Podría plantearse que ese secretario general todavía nebuloso y escurridizo fuese encasillado por unos y otros en menos que canta un gallo, pero es probable que la náusea colectiva alcance tal nivel que para entonces esa posible alineación hacia demarcaciones más o menos progresistas o conservadoras dé exactamente igual. En cierto sentido, España reedita hoy los ánimos del 15-M. Sin echarse a las calles, sin pancartas ni manifiestos, sin chavales de izquierdas o de derechas subiendo a un escenario improvisado para exigir una catarsis de lo público y lo privado, la nación se instala a golpe de portadas, procesamientos, informes de la UCO, amnistías, comisiones, enfuches y enrocamientos en la más absoluta estupefacción. El mismo tipo que echó a Mariano Rajoy para purificarlo todo se ha transformado en una versión infinitamente más vil del gallego.

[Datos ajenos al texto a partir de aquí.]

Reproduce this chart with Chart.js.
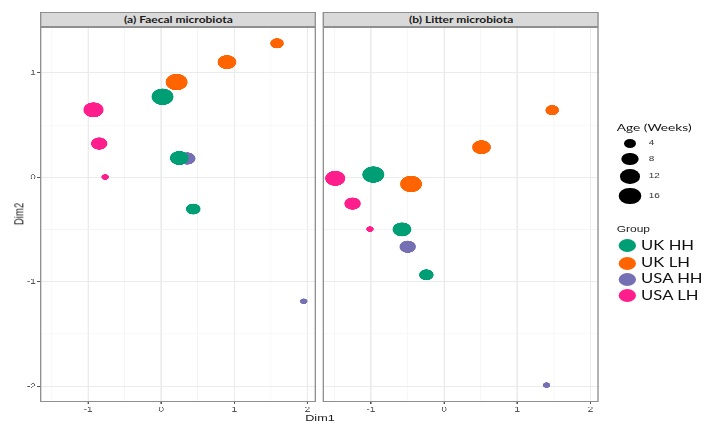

Volvamos por un instante a la hipótesis de ese nuevo Rivera (o esa nueva Rosa Díez), ambos reformulados en mejores condiciones, claro, puesto que al fin y al cabo se trata de un anhelo. Sea cuando sea, las elecciones generales se convocan, el pueblo vota y en las pantallas del recuento cristaliza lo avanzado por la demoscopia: con Sánchez como candidato, el PSOE obtiene los peores resultados de su larga singladura y en la pizarra de la aritmética suma, sin necesidad de Vox, una alianza entre Feijóo y el partido sin siglas pero con empuje.

Librado del devorador peaje que impone el apoyo independentista, ese futuro Ejecutivo dispondrá de todas las armas para curar las fracturas del esqueleto hispano, se autorregulará por la convivencia necesaria entre rivales y aportará felizmente un periodo de estabilidad y, quién sabe, también de florecimiento. Pero antes, por supuesto, el timonel, el hombre que no ha comido, el presidente engañado por sus íntimos, el candidato que trucó las primarias socialistas, tendrá que entregar el poder. Y es al proyectar esa imagen de carreras de relevos cuando algunos (¿muchos?) temen que algo falle, que salte una sorpresa mayúscula, que el engendro que Sánchez denomina Gobierno progresista intente perpetuarse aprovechando las profundas mutilaciones infligidas a este Estado que, milagrosamente, aún resiste y se revuelve.